上記実施形態において、更に、自動運転制御の実行中に、車両Vの姿勢を制御することで、乗員の車酔いを引き起こしにくい車両姿勢を維持することを図ってもよい。例えば、自動運転装置100は、ECU10からの制御信号に応じて車両Vの姿勢を制御する制御サスペンション又は4輪独立駆動力制御システムを更に備えてもよい。制御サスペンション又は4輪独立駆動力制御システムの構成は、周知のものを用いることができる。制御サスペンション又は4輪独立駆動力制御システムは、周知の手法により車両Vのヒーブ、ロール及びピッチのバランスを最適化する乗心地制御を実行する。制御サスペンション又は4輪独立駆動力制御システムは、周知の手法によりピッチ角速度及びロール角速度を制御することで、車両Vの姿勢を制御する姿勢制御を実行する。
また、判定部17は、自動運転制御の実行中に、カメラにより検出された路面凹凸に基づいて、良路判定を行ってもよい。良路判定は、周知の方法を用いることができる。判定部17は、良路判定の結果に応じて、制御サスペンション又は4輪独立駆動力制御システムを制御する制御信号を送信する。例えば、良路判定の結果が悪路である場合には、車両Vの乗心地制御を優先させるように、制御サスペンション又は4輪独立駆動力制御システムを制御する。一方、良路判定の結果が良路である場合には、車両Vの実際のピッチ角速度及びロール角速度を抑制する姿勢制御を優先するように、制御サスペンション又は4輪独立駆動力制御システムを制御する。これにより、乗員の車酔いを引き起こしにくい車両姿勢を維持することが可能となる。

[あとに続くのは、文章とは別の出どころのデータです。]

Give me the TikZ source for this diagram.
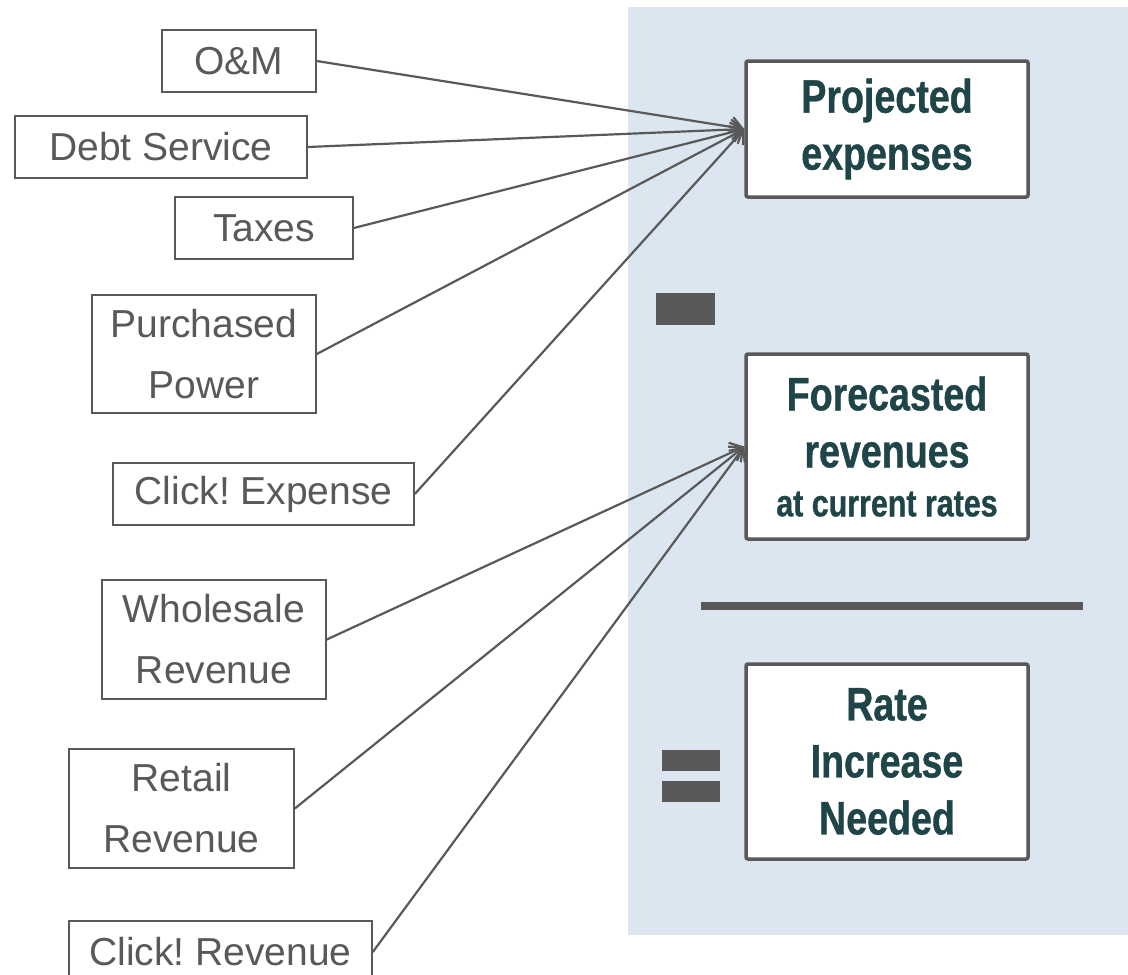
\documentclass[tikz,border=0pt]{standalone}
\usepackage{fontspec}
\setmainfont{Liberation Sans}
\newfontfamily\condfont[FakeStretch=0.8,FakeBold=0.8]{Liberation Sans}
\usetikzlibrary{arrows.meta}

\definecolor{panel}{RGB}{220,230,241}
\definecolor{ink}{RGB}{89,89,89}
\definecolor{head}{RGB}{31,69,72}

\begin{document}
\begin{tikzpicture}[x=1pt,y=-1pt,
  item/.style={draw=ink, line width=1.6pt, fill=white, text=ink, inner sep=0pt,
    align=center, font=\frenchspacing\fontsize{39}{61}\selectfont},
  total/.style={draw=ink, line width=3.5pt, rounded corners=2pt, fill=white, text=head,
    inner sep=0pt, align=center, minimum width=282pt,
    font=\condfont\bfseries\fontsize{47}{57}\selectfont},
  link/.style={draw=ink, line width=2.2pt, -{Straight Barb[length=11pt,width=20pt]}}]

  \useasboundingbox (0,0) rectangle (1128,975);
  \fill[panel] (628,7) rectangle (1128,935);

  \node[total, minimum height=136pt] (Pe) at (887,129) {Projected\\expenses};
  \node[total, minimum height=185pt] (Fr) at (887,446.5)
    {Forecasted\\revenues\\[-8pt]{\fontsize{38}{49}\selectfont at current rates}};
  \node[total, minimum height=195pt] (Ri) at (887,761.5) {Rate\\Increase\\Needed};

  \node[item, minimum width=154pt, minimum height=62pt] (OM) at (239,61) {O\&M};
  \node[item, minimum width=292pt, minimum height=62pt] (DS) at (161,147) {Debt Service};
  \node[item, minimum width=178pt, minimum height=62pt] (Tx) at (264,228) {Taxes};
  \node[item, minimum width=224pt, minimum height=118pt] (PP) at (204,354) {Purchased\\Power};
  \node[item, minimum width=301pt, minimum height=62pt] (CE) at (263.5,494) {Click! Expense};
  \node[item, minimum width=224pt, minimum height=119pt] (WR) at (214,639.5) {Wholesale\\Revenue};
  \node[item, minimum width=225pt, minimum height=119pt] (RR) at (181.5,808.5) {Retail\\Revenue};
  \node[item, minimum width=303pt, minimum height=62pt] (CR) at (220.5,952) {Click! Revenue};

  \draw[link] (OM.east) -- (Pe.west);
  \draw[link] (DS.east) -- (Pe.west);
  \draw[link] (Tx.east) -- (Pe.west);
  \draw[link] (PP.east) -- (Pe.west);
  \draw[link] (CE.east) -- (Pe.west);
  \draw[link] (WR.east) -- (Fr.west);
  \draw[link] (RR.east) -- (Fr.west);
  \draw[link] (CR.east) -- (Fr.west);

  \fill[ink] (656,293) rectangle (715,325);
  \fill[ink] (701,602) rectangle (1083,610);
  \fill[ink] (662,750) rectangle (720,771);
  \fill[ink] (662,781) rectangle (720,802);

\end{tikzpicture}
\end{document}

なお、上記実施形態において説明した技術は、乗員が車に酔うリスクを抑制するものであったが、例えば、下記のように乗員が車に酔うリスクに代えて積荷のリスクを抑制するものに応用してもよい。積荷のリスクとは、車両Vの走行によって車両Vの荷室又は荷台において積荷に力が加わるリスクを意味する。積荷の破損については、積荷の特質により荷室又は荷台において積荷が動き易くなるような固有の周期(固有振動数となる周波数に対応する周期)が存在する。この固有の周期において、積荷のリスクが高くなる。したがって、走行計画に沿う自動運転制御の実行中における車両Vの状態量の予測データに対して、固有の周期に対応する周波数を抽出するフィルタ処理を行うことにより、積荷の破損リスク評価量が算出される。そして、この積荷のリスク評価量に基づいて、走行計画に沿う自動運転制御の実行中において積荷のリスクがあるか否かを判定し、積荷のリスクがあると判定された場合、積荷の破損を抑制するように走行計画を変更してもよい。これにより、積荷のリスクが抑制されるように乗員がルートを選択したり、外部状況(通行環境)に応じて車速や進路を調整したりすることが不要となる。その結果、無人による自動運転での運搬を行う配送車両であっても、積荷のリスクを抑制した自動運転制御を実行することが可能となる。